Thanks a lot for the help obviously.

I do have also another concern: are Emscripten versions expected to be compatible cross versions?

My problem is that main module and side modules are built at different point in times, machines / setups, and it's not obvious they are on the same Emscripten version. Should I enforce that, or there is any way to get, given 2 Emscripten versions, whether they are ABI compatible? Or there is no such a guarantee? Is this in the roadmap?

sbc100 commented 4 days ago

My problem is that main module and side modules are built at different point in times, machines / setups, and it's not obvious they are on the same Emscripten version. Should I enforce that, or there is any way to get, given 2 Emscripten versions, whether they are ABI compatible? Or there is no such a guarantee? Is this in the roadmap?

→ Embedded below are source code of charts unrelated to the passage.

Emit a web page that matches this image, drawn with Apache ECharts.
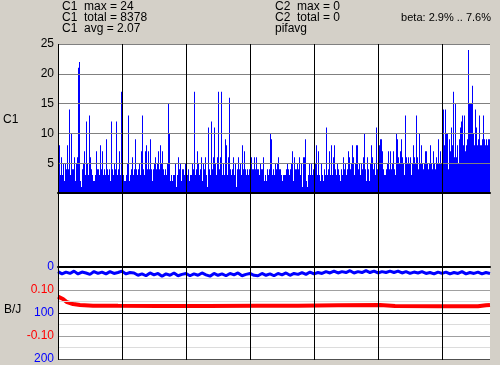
<!DOCTYPE html>
<html><head><meta charset="utf-8">
<script src="https://cdn.jsdelivr.net/npm/echarts@6/dist/echarts.min.js"></script>
<style>html,body{margin:0;padding:0;background:#d4d0c8}#c{width:500px;height:365px}</style>
</head><body><div id="c"></div>
<script>
// ---- data ----
// C1 bar heights, one value per pixel column (432 columns), in 7 blocks of 64 (last 48)
const c1Block1 = [8,8,3,6,3,5,2,5,4,8,4,14,3,10,4,4,6,2,5,6,21,22,2,1,4,5,7,3,12,5,3,13,6,4,3,2,2,3,7,4,4,3,8,4,7,3,4,3,9,4,3,4,2,12,4,3,5,4,12,3,4,7,3,17];
const c1Block2 = [3,3,2,2,3,5,13,2,3,4,6,3,4,9,4,3,4,5,3,7,13,4,3,7,8,4,7,4,9,4,2,4,5,6,4,5,7,4,8,5,7,4,3,4,3,5,15,10,2,3,2,3,3,5,1,3,6,4,5,2,4,4,3,5];
const c1Block3 = [3,3,4,2,3,3,5,4,17,3,4,7,5,3,4,6,2,5,4,6,3,1,11,4,3,12,4,6,11,5,3,6,17,4,6,17,3,5,3,9,8,3,6,16,4,3,4,6,3,5,1,4,6,4,5,3,8,4,7,4,3,4,3,4];
const c1Block4 = [4,6,4,4,6,4,6,4,4,3,5,4,4,6,2,3,2,4,3,4,10,9,3,4,3,5,4,5,6,4,4,3,2,3,3,3,4,5,4,3,4,5,7,2,6,4,4,5,4,6,3,5,1,6,6,9,2,1,3,5,3,5,3,4];
const c1Block5 = [4,5,8,3,7,3,2,5,3,2,4,3,11,3,4,7,3,8,3,6,8,4,3,5,4,3,2,4,3,6,4,5,3,4,7,6,4,5,8,6,3,5,8,8,4,5,3,5,4,6,10,4,2,6,4,2,5,8,6,4,5,3,11,4];
const c1Block6 = [5,8,9,9,7,4,3,3,4,5,7,4,7,4,5,7,4,3,10,9,6,5,7,9,6,5,3,13,6,5,6,5,6,3,5,8,6,5,13,6,4,10,5,8,5,4,5,7,7,5,4,5,8,5,4,7,5,4,6,5,9,5,7,5];
const c1Block7 = [9,14,8,14,10,10,4,9,7,11,8,17,6,15,6,8,5,9,11,12,13,8,13,7,8,9,24,15,15,15,18,10,8,14,11,8,9,13,8,8,9,13,9,8,9,8,9,9];
const c1Values = [].concat(c1Block1, c1Block2, c1Block3, c1Block4, c1Block5, c1Block6, c1Block7);
const c1Categories = c1Values.map((v, i) => String(i));

// lower panel: blue series (sampled every 4 columns) and red series
const blueStep = 4;
const blueValues = [10,15,11,14,9,15,11,13,16,10,14,11,15,10,14,12,9,15,12,
  13,18,15,19,13,17,14,20,15,18,13,19,16,14,19,15,18,13,17,20,14,18,15,19,14,17,13,19,16,14,18,
  19,14,18,15,19,14,17,13,18,14,16,12,16,11,15,12,14,10,13,
  9,13,10,12,8,13,10,12,8,12,9,13,10,12,9,
  12,9,13,10,14,11,13,10,14,12,15,11,14,
  11,15,12,14,10,15,12,14,11,15,12,14];
const redX = [0,5,9,15,22,35,60,100,150,200,240,280,322,337,380,420,428,432];
const redValues = [0.071,0.061,0.047,0.039,0.035,0.032,0.031,0.030,0.030,0.031,0.032,0.034,0.035,0.030,0.029,0.029,0.034,0.035];

// axis tick labels
const c1TickLabels = ['', '5', '10', '15', '20', '25'];
const blueTickLabels = {0: '0', 100: '100', 200: '200'};
const redTickLabels = [[0.1, '0.10'], [-0.1, '-0.10']];

// header texts
const headerLeft = ['C1  max = 24', 'C1  total = 8378', 'C1  avg = 2.07'];
const headerMid = ['C2  max = 0', 'C2  total = 0', 'pifavg'];
const headerRight = 'beta: 2.9% .. 7.6%';

// ---- chart ----
const FONT = '"Liberation Sans", Arial, sans-serif';
const chart = echarts.init(document.getElementById('c'), null, {renderer: 'canvas', width: 500, height: 365});

const lowerSplitColors = ['#000000','#dcdcdc','#a0a0a0','#dcdcdc','#000000','#dcdcdc','#a0a0a0','#dcdcdc','#505050'];

function txt(x, y, s, align, size) {
  return {type: 'text', z: 100, style: {x: x, y: y, text: s, font: (size || 12) + 'px ' + FONT, fill: '#000',
    textAlign: align || 'left', textVerticalAlign: 'middle'}};
}

const graphics = [];
headerLeft.forEach((s, i) => graphics.push(txt(62, [6.5, 17.5, 29][i], s)));
headerMid.forEach((s, i) => graphics.push(txt(275, [6.5, 17.5, 29][i], s)));
graphics.push(txt(491, 17.5, headerRight, 'right', 11));
graphics.push(txt(3, 120, 'C1'));
graphics.push(txt(4, 310, 'B/J'));

chart.setOption({
  animation: false,
  backgroundColor: '#d4d0c8',
  grid: [
    {left: 58, width: 432, top: 44, height: 316, show: true, backgroundColor: '#ffffff', borderWidth: 0},
    {left: 58, width: 432, top: 44, height: 149},
    {left: 58, width: 432, top: 267, height: 93}
  ],
  xAxis: [
    {gridIndex: 0, type: 'value', min: 0, max: 432, interval: 64, z: 10,
      axisLine: {show: false}, axisTick: {show: false}, axisLabel: {show: false},
      splitLine: {show: true, showMaxLine: false, lineStyle: {color: '#000000', width: 1}}},
    {gridIndex: 1, type: 'category', data: c1Categories, boundaryGap: true, z: 9,
      axisLine: {show: true, onZero: false, lineStyle: {color: '#000000', width: 2}},
      axisTick: {show: false}, axisLabel: {show: false}, splitLine: {show: false}},
    {gridIndex: 2, type: 'value', min: 0, max: 432, position: 'top', z: 9,
      axisLine: {show: true, onZero: false, lineStyle: {color: '#000000', width: 2}},
      axisTick: {show: false}, axisLabel: {show: false}, splitLine: {show: false}}
  ],
  yAxis: [
    {gridIndex: 0, type: 'value', min: 0, max: 1, show: false},
    {gridIndex: 1, type: 'value', min: 0, max: 25, interval: 5, z: 5,
      axisLine: {show: false}, axisTick: {show: false},
      axisLabel: {color: '#000', fontSize: 12, fontFamily: FONT, margin: 4,
        formatter: v => c1TickLabels[Math.round(v / 5)] || ''},
      splitLine: {show: true, lineStyle: {color: '#808080', width: 1}}},
    {gridIndex: 2, type: 'value', inverse: true, min: 0, max: 200, interval: 25, position: 'left', z: 5,
      axisLine: {show: false}, axisTick: {show: false},
      axisLabel: {color: '#0000ff', fontSize: 12, fontFamily: FONT, margin: 4,
        formatter: v => blueTickLabels[Math.round(v)] !== undefined && Math.abs(v % 100) < 1e-6 ? blueTickLabels[Math.round(v)] : ''},
      splitLine: {show: true, lineStyle: {color: lowerSplitColors, width: 1}}},
    {gridIndex: 2, type: 'value', min: -0.2, max: 0.2, interval: 0.1, position: 'left', offset: 0,
      axisLine: {show: false}, axisTick: {show: false}, splitLine: {show: false},
      axisLabel: {color: '#ff0000', fontSize: 12, fontFamily: FONT, margin: 4,
        formatter: v => { for (const [t, s] of redTickLabels) { if (Math.abs(v - t) < 1e-9) return s; } return ''; }}}
  ],
  series: [
    {type: 'bar', xAxisIndex: 1, yAxisIndex: 1, data: c1Values, barWidth: 1, barCategoryGap: '0%',
      itemStyle: {color: '#0000ff'}, silent: true, z: 2},
    {type: 'line', xAxisIndex: 2, yAxisIndex: 2, data: blueValues.map((v, i) => [i * blueStep, v]),
      showSymbol: false, symbol: 'none', lineStyle: {color: '#0000ff', width: 3}, z: 3},
    {type: 'line', xAxisIndex: 2, yAxisIndex: 3, data: redValues.map((v, i) => [redX[i], v]),
      showSymbol: false, symbol: 'none', lineStyle: {color: '#ff0000', width: 4}, z: 3}
  ],
  graphic: graphics
});
</script></body></html>
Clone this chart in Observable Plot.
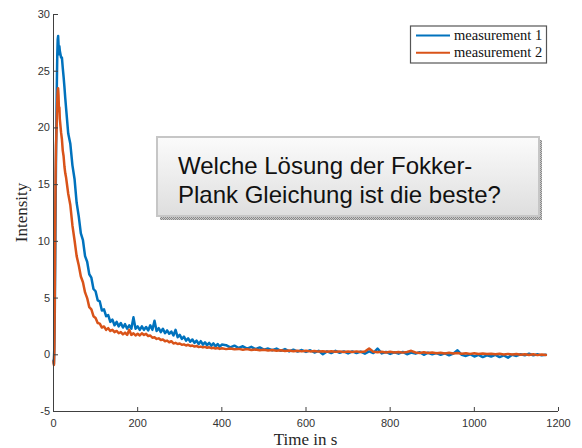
<!DOCTYPE html>
<html>
<head>
<meta charset="utf-8">
<script src="https://cdn.jsdelivr.net/npm/d3@7"></script>
<script src="https://cdn.jsdelivr.net/npm/@observablehq/plot@0.6"></script>
<style>
  html, body { margin: 0; padding: 0; background: #fff; }
  #chart { width: 582px; height: 448px; }
</style>
</head>
<body>
<div id="chart"></div>
<script>
const seriesNames = ["measurement 1", "measurement 2"];
const seriesColors = ["#0072BD", "#D95319"];
const xTicks = [0, 200, 400, 600, 800, 1000, 1200];
const yTicks = [-5, 0, 5, 10, 15, 20, 25, 30];
const xLabel = "Time in s";
const yLabel = "Intensity";
const boxText = ["Welche Lösung der Fokker-", "Plank Gleichung ist die beste?"];

const time = [0,1,2,3,4,5,6,7,8,9,10,11,12,13,14,15,16,18,20,22,24,26,28,
  30,35,40,45,50,55,60,65,70,75,80,85,90,95,100,105,110,115,120,125,130,135,140,145,150,155,160,165,170,175,
  180,185,190,195,200,205,210,215,220,225,230,235,240,245,250,255,260,265,270,275,280,285,290,295,300,305,
  310,315,320,325,330,335,340,345,350,355,360,365,370,375,380,385,390,395,400,
  410,420,430,440,450,460,470,480,490,500,510,520,530,540,550,560,570,580,590,600,
  610,620,630,640,650,660,670,680,690,700,710,720,730,740,750,760,770,780,790,800,
  810,820,830,840,850,860,870,880,890,900,910,920,930,940,950,960,970,980,990,1000,
  1010,1020,1030,1040,1050,1060,1070,1080,1090,1100,1110,1120,1130,1140,1150,1160,1170];

const measurement1 = [-0.5,-0.8,0.8,3.5,8,13,17.5,21,24,26.5,27.8,28.1,27.3,26.5,27.2,26.8,26.6,26.2,26.2,25.3,24.5,23.6,22.6,
  21.7,19.5,18.6,16.7,15.5,13.4,12.2,10.7,10.1,8.7,
  8.2,7.1,6.8,5.8,5.6,4.8,4.7,3.9,4.0,3.4,
  3.5,2.9,3.1,2.6,2.9,2.5,2.8,2.4,2.7,2.3,
  2.6,2.3,3.3,2.3,2.5,2.2,2.5,2.2,2.45,2.15,
  2.6,2.2,3.0,2.1,2.35,2.0,2.3,1.9,2.15,1.85,
  2.05,1.7,2.2,1.55,1.75,1.4,1.6,1.25,1.45,1.15,
  1.35,1.05,1.25,0.95,1.2,0.9,1.1,0.85,1.05,0.8,
  1.0,0.75,0.95,0.72,0.9,
  0.85,0.65,0.8,0.6,0.75,0.55,0.7,0.5,0.65,0.45,
  0.55,0.4,0.55,0.35,0.5,0.3,0.45,0.28,0.42,0.25,
  0.4,0.2,0.35,0.05,0.3,0.15,0.35,0.18,0.3,0.12,
  0.3,0.15,0.28,0.1,0.3,0.15,0.55,0.12,0.25,0.08,
  0.22,0.1,0.25,0.05,0.2,0.1,0.22,0.0,0.18,0.05,
  0.15,0.0,0.12,-0.05,0.1,0.4,0.0,-0.1,0.05,-0.15,
  0.0,-0.2,-0.05,-0.15,0.0,-0.2,-0.05,-0.25,0.0,-0.1,
  0.05,-0.05,0.1,-0.05,0.05,-0.05,0.0];

const measurement2 = [-0.6,-0.9,0.5,5,11,16,18.5,19.5,21,22.5,23.3,23.5,22.8,21.5,21.8,20.8,20.4,19.6,19.0,18.0,17.5,16.6,16.0,
  15.6,14.2,13.2,11.4,10.1,8.7,7.9,6.9,6.4,5.5,
  5.0,4.2,4.0,3.4,3.25,2.8,2.75,2.4,2.5,2.2,
  2.35,2.1,2.2,2.0,2.1,1.9,2.0,1.8,1.95,1.75,
  2.2,1.75,1.9,1.7,1.85,1.7,1.9,1.75,1.85,1.65,
  1.7,1.5,1.55,1.4,1.45,1.3,1.35,1.2,1.25,1.1,
  1.2,1.0,1.05,0.95,1.0,0.88,0.92,0.82,0.88,0.78,
  0.82,0.72,0.78,0.68,0.72,0.65,0.7,0.62,0.66,0.58,
  0.62,0.55,0.6,0.52,0.57,
  0.5,0.55,0.48,0.52,0.45,0.5,0.42,0.47,0.4,0.45,
  0.38,0.42,0.36,0.4,0.34,0.38,0.32,0.36,0.3,0.35,
  0.3,0.34,0.28,0.32,0.27,0.31,0.26,0.3,0.25,0.29,
  0.25,0.3,0.24,0.28,0.55,0.26,0.22,0.27,0.21,0.26,
  0.2,0.24,0.19,0.25,0.35,0.2,0.16,0.22,0.15,0.2,
  0.14,0.18,0.12,0.17,0.11,0.16,0.1,0.14,0.08,0.13,
  0.07,0.12,0.06,0.1,0.05,0.09,0.03,0.08,0.02,0.07,
  0.0,0.05,-0.02,0.04,-0.03,0.02,-0.02];

const data1 = time.map((t, i) => ({t, v: measurement1[i]}));
const data2 = time.map((t, i) => ({t, v: measurement2[i]}));

const axisColor = "#404040";
const fmt = d => String(d);
const svg = Plot.plot({
  width: 582,
  height: 448,
  marginLeft: 53,
  marginRight: 24,
  marginTop: 14,
  marginBottom: 37,
  style: {fontFamily: "'Liberation Sans', Arial, sans-serif", fontSize: "11px", color: "#333", background: "#fff", overflow: "visible"},
  x: {domain: [0, 1200], label: null},
  y: {domain: [-5, 30], label: null},
  marks: [
    Plot.line(data1, {x: "t", y: "v", stroke: seriesColors[0], strokeWidth: 2.5}),
    Plot.line(data2, {x: "t", y: "v", stroke: seriesColors[1], strokeWidth: 2.5}),
    Plot.ruleY([-5], {stroke: axisColor}),
    Plot.ruleX([0], {stroke: axisColor}),
    Plot.axisX(xTicks, {tickSize: -4, tickPadding: 12, stroke: axisColor, fill: "#333", label: null, tickFormat: fmt}),
    Plot.axisY(yTicks, {tickSize: -5, tickPadding: 8.5, stroke: axisColor, fill: "#333", label: null, tickFormat: fmt})
  ]
});
document.getElementById("chart").appendChild(svg);

const s = d3.select(svg);
const serif = "'Liberation Serif', 'Times New Roman', serif";
// axis titles
s.append("text").attr("x", 305.5).attr("y", 445).attr("text-anchor", "middle")
  .attr("font-family", serif).attr("font-size", 17).attr("fill", "#262626").text(xLabel);
s.append("text").attr("transform", "translate(26.5,212.5) rotate(-90)").attr("text-anchor", "middle")
  .attr("font-family", serif).attr("font-size", 17).attr("fill", "#262626").text(yLabel);

// legend
const lg = s.append("g");
lg.append("rect").attr("x", 410.5).attr("y", 26).attr("width", 136).attr("height", 37)
  .attr("fill", "#fff").attr("stroke", "#555").attr("stroke-width", 1.2);
seriesNames.forEach((name, i) => {
  const cy = 35.5 + i * 17.3;
  lg.append("line").attr("x1", 416).attr("x2", 450).attr("y1", cy).attr("y2", cy)
    .attr("stroke", seriesColors[i]).attr("stroke-width", 2);
  lg.append("text").attr("x", 454).attr("y", cy + 4).attr("text-anchor", "start").attr("font-family", serif)
    .attr("font-size", 14.5).attr("fill", "#111").text(name);
});

// annotation box
const defs = s.append("defs");
const grad = defs.append("linearGradient").attr("id", "boxgrad").attr("x1", 0).attr("y1", 0).attr("x2", 0).attr("y2", 1);
grad.append("stop").attr("offset", "0%").attr("stop-color", "#fbfbfb");
grad.append("stop").attr("offset", "100%").attr("stop-color", "#dedede");
const pat = defs.append("pattern").attr("id", "hatch").attr("width", 2).attr("height", 2).attr("patternUnits", "userSpaceOnUse");
pat.append("rect").attr("width", 2).attr("height", 2).attr("fill", "#c8c8c8");
pat.append("rect").attr("width", 1).attr("height", 1).attr("fill", "#8a8a8a");
pat.append("rect").attr("x", 1).attr("y", 1).attr("width", 1).attr("height", 1).attr("fill", "#8a8a8a");
const bx = s.append("g");
bx.append("rect").attr("x", 160).attr("y", 216).attr("width", 382).attr("height", 4).attr("fill", "url(#hatch)");
bx.append("rect").attr("x", 538.5).attr("y", 140).attr("width", 3.5).attr("height", 80).attr("fill", "url(#hatch)");
bx.append("rect").attr("x", 157).attr("y", 137).attr("width", 382).attr("height", 79)
  .attr("fill", "url(#boxgrad)").attr("stroke", "#c6c6c6").attr("stroke-width", 2);
boxText.forEach((line, i) => {
  bx.append("text").attr("x", 178).attr("y", 174 + i * 29.3).attr("text-anchor", "start")
    .attr("font-family", "'Liberation Sans', Arial, sans-serif").attr("font-size", 24).attr("fill", "#111").text(line);
});
</script>
</body>
</html>
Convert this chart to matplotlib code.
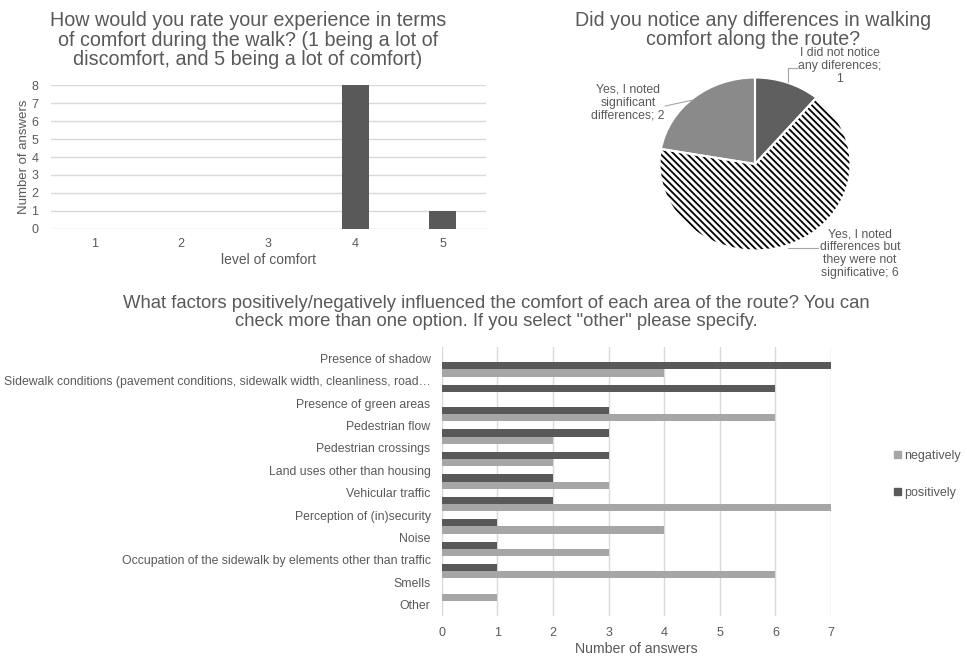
import numpy as np
import matplotlib
matplotlib.use("Agg")
import matplotlib.pyplot as plt
from matplotlib.patches import Patch

plt.rcParams['font.family'] = ['Liberation Sans', 'DejaVu Sans']
plt.rcParams['hatch.linewidth'] = 1.3

TXT = '#595959'
GRID = '#d9d9d9'
DARK = '#595959'
LIGHT = '#a6a6a6'

# Q1: comfort rating
comfort_levels = [1, 2, 3, 4, 5]
comfort_counts = [0, 0, 0, 8, 1]

# Q2: differences along the route
diff_labels = ['I did not notice\nany diferences;\n1',
               'Yes, I noted\ndifferences but\nthey were not\nsignificative; 6',
               'Yes, I noted\nsignificant\ndifferences; 2']
diff_counts = [1, 6, 2]
diff_colors = ['#5f5f5f', 'white', '#8a8a8a']

# Q3: factors influencing comfort
factors = ['Presence of shadow',
           'Sidewalk conditions (pavement conditions, sidewalk width, cleanliness, road\u2026',
           'Presence of green areas', 'Pedestrian flow', 'Pedestrian crossings',
           'Land uses other than housing', 'Vehicular traffic',
           'Perception of (in)security', 'Noise',
           'Occupation of the sidewalk by elements other than traffic',
           'Smells', 'Other']
positively = [7, 6, 3, 3, 3, 2, 2, 1, 1, 1, 0]
negatively = [4, 0, 6, 2, 2, 3, 7, 4, 3, 6, 1]

W, H = 967, 657
fig = plt.figure(figsize=(W / 100, H / 100), dpi=100)


def box(x0, y0, x1, y1):
    # pixel box (top-left origin) -> figure rect
    return [x0 / W, 1 - y1 / H, (x1 - x0) / W, (y1 - y0) / H]


def style(ax):
    for s in ax.spines.values():
        s.set_visible(False)
    ax.tick_params(length=0, colors=TXT, labelcolor=TXT)
    ax.set_axisbelow(True)


# ---- comfort rating bars ----
ax1 = fig.add_axes(box(50.7, 85.3, 486, 228.7))
ax1.bar(comfort_levels, comfort_counts, width=0.31, color=DARK, zorder=3)
ax1.set_xlim(0.5, 5.5)
ax1.set_ylim(0, 8)
ax1.set_yticks(range(0, 9))
ax1.set_xticks(comfort_levels)
ax1.grid(axis='y', color=GRID, lw=1)
style(ax1)
ax1.tick_params(axis='y', labelsize=9, pad=9)
ax1.tick_params(axis='x', labelsize=9, pad=7)
ax1.set_ylabel('Number of answers', fontsize=9.5, color=TXT)
ax1.set_xlabel('level of comfort', fontsize=10, color=TXT)
ax1.yaxis.set_label_coords(-0.048, 0.5)
ax1.xaxis.set_label_coords(0.5, -0.17)
fig.text(248 / W, 1 - 40 / H,
         'How would you rate your experience in terms\n'
         'of comfort during the walk? (1 being a lot of\n'
         'discomfort, and 5 being a lot of comfort)',
         ha='center', va='center', fontsize=14.2, color=TXT, linespacing=1.05)

# ---- differences pie ----
ax2 = fig.add_axes(box(659.5, 77.5, 850.5, 250.5))
wedges, _ = ax2.pie(diff_counts, startangle=90, counterclock=False,
                    colors=diff_colors,
                    wedgeprops=dict(edgecolor='none', linewidth=0))
wedges[1].set_edgecolor('black')
wedges[1].set_linewidth(0)
wedges[1].set_hatch('\\\\\\\\\\')
ax2.pie(diff_counts, startangle=90, counterclock=False,
        colors=['none'] * 3,
        wedgeprops=dict(edgecolor='white', linewidth=1.5))
ax2.set_aspect('auto')
ax2.set_xlim(-1, 1)
ax2.set_ylim(-1, 1)

lead = dict(color='#a6a6a6', lw=0.8)
ax2.plot([0.44, 0.346, 0.346], [1.11, 1.11, 0.948], **lead, clip_on=False)
ax2.plot([-0.94, -0.65], [0.67, 0.74], **lead, clip_on=False)
ax2.plot([0.346, 0.66], [-0.97, -0.97], **lead, clip_on=False)
lbl = dict(ha='center', va='center', fontsize=8.8, color=TXT, linespacing=1.1)
ax2.text(0.89, 1.13, diff_labels[0], **lbl)
ax2.text(1.10, -1.035, diff_labels[1], **lbl)
ax2.text(-1.33, 0.71, diff_labels[2], **lbl)
fig.text(753 / W, 1 - 30 / H,
         'Did you notice any differences in walking\ncomfort along the route?',
         ha='center', va='center', fontsize=14.1, color=TXT, linespacing=1.0)

# ---- factors horizontal bars ----
ax3 = fig.add_axes(box(441.7, 347, 831, 616))
h = 0.32
ypos = np.arange(len(positively)) + 0.5
ax3.barh(ypos - h / 2, positively, height=h, color=DARK, zorder=3, label='positively')
ax3.barh(ypos + h / 2, negatively, height=h, color=LIGHT, zorder=3, label='negatively')
ax3.set_ylim(len(factors) - 0.5, -0.5)
ax3.set_xlim(0, 7)
ax3.set_yticks(range(len(factors)))
ax3.set_yticklabels(factors)
ax3.set_xticks(range(0, 8))
ax3.grid(axis='x', color=GRID, lw=1)
style(ax3)
ax3.tick_params(axis='y', labelsize=8.8, pad=8)
ax3.tick_params(axis='x', labelsize=9, pad=8)
ax3.set_xlabel('Number of answers', fontsize=10.2, color=TXT)
ax3.xaxis.set_label_coords(0.5, -0.095)

handles = [Patch(color=LIGHT), Patch(color=DARK)]
fig.legend(handles, ['negatively', 'positively'], loc='center left',
           bbox_to_anchor=(883 / W, 1 - 474.5 / H), frameon=False,
           fontsize=9, labelcolor=TXT, handlelength=0.5, handleheight=0.5,
           handletextpad=0.3, labelspacing=2.05)
fig.text(496 / W, 1 - 312.5 / H,
         'What factors positively/negatively influenced the comfort of each area of the route? You can\n'
         'check more than one option. If you select "other" please specify.',
         ha='center', va='center', fontsize=13.3, color=TXT, linespacing=1.13)

fig.savefig('out.png', dpi=100)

Sadly we don't currently offer guarantees about ABI compatibility so its best if you can build the main module and side modules with the same version of emscripten. By the way does the problem here go away if you do that? i.e. is this bug actually about ABI incompatibility between modules built with different versions of emscripten? Or is there something else here too?

In terms of ABI compatibility we do hope that breakages are rare, and we do help to one day make stronger guarantees about this.

carlopi commented 4 days ago

@sbc100: Problem I encountered in local development, so same version of emscripten both to build main wasm module & accompanying JavaScript and side rust module.

sbc100 commented 4 days ago

And I get into proxyHandler on an usage of invoke_ji that can't find the symbol.

Can you verify if resolveGlobalSymbol is being called for invoke_ji and if that in turn is calling createInvokeFunction? Is createInvokeFunction even part of that output?